Dissertations, Theses, and Capstone Projects

Date of Degree

9-2018

Document Type

Dissertation

Degree Name

Ph.D.

Program

Theatre

Advisor

David Savran

Committee Members

Peter Eckersall

Claudia Orenstein

Esther Kim Lee (outside reader)

Subject Categories

Asian Studies | Critical and Cultural Studies | Dramatic Literature, Criticism and Theory | Race and Ethnicity | Theatre History

Keywords

Korea, Musical, Popular Culture, Representation of Blackness, Global Racial Projects, National Identity

Abstract

This dissertation examines contemporary Korean musical theatre as a form of popular culture that has served an important role in reflecting and establishing personal and national identity in Korea, especially as it intersects with the global and local manifestations of race and racial ideologies. I argue that musical theatre has served an important political and economic role, since its beginning as a cultural weapon in the height of the Cold War to more contemporary examples in which Korean musicals serve as a tool to brand Korea as an advanced nation in the world.
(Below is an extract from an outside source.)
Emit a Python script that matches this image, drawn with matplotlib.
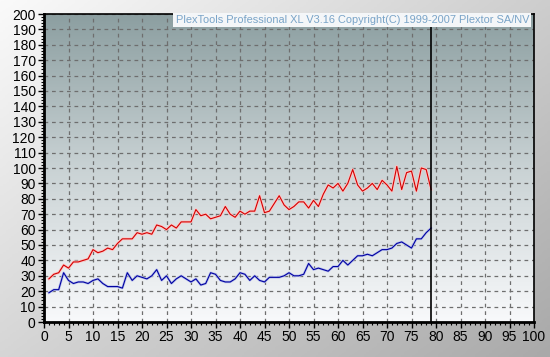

To make a case for this relationship between musical theatre and race in Korea, and its implications in East Asia, this dissertation begins by briefly introducing the history of musical theatre in Korea and racial representation on Korea’s theatrical stage. By looking at the history of Koreans’ understanding of self and theatrical representation of others, I reveal how Korean theatre makers abstracted the realities of race through the history of modern drama in Korea, and provide the contexts on which the following case studies can be examined. The overview is followed by examples of Korean productions of American musicals, through which I examine what it means when Korean bodies are interpolated into a story that is originally a binary relationship between whites and blacks in the U.S. I also look at a homegrown, original production with non-ethnic Korean characters, and the production history and reception of the musical in the late 2000s, during which time Koreans became more aware of the multicultural heterogeneity of the Korean community. I conclude the dissertation by suggesting ways in which musical theatre as a global popular culture, has become sufficiently glocalized in Korea to complicate, challenge, and expand the definition, implications, and intersections of musical theatre and global racial projects, especially within the sociocultural and historical contexts of East Asia.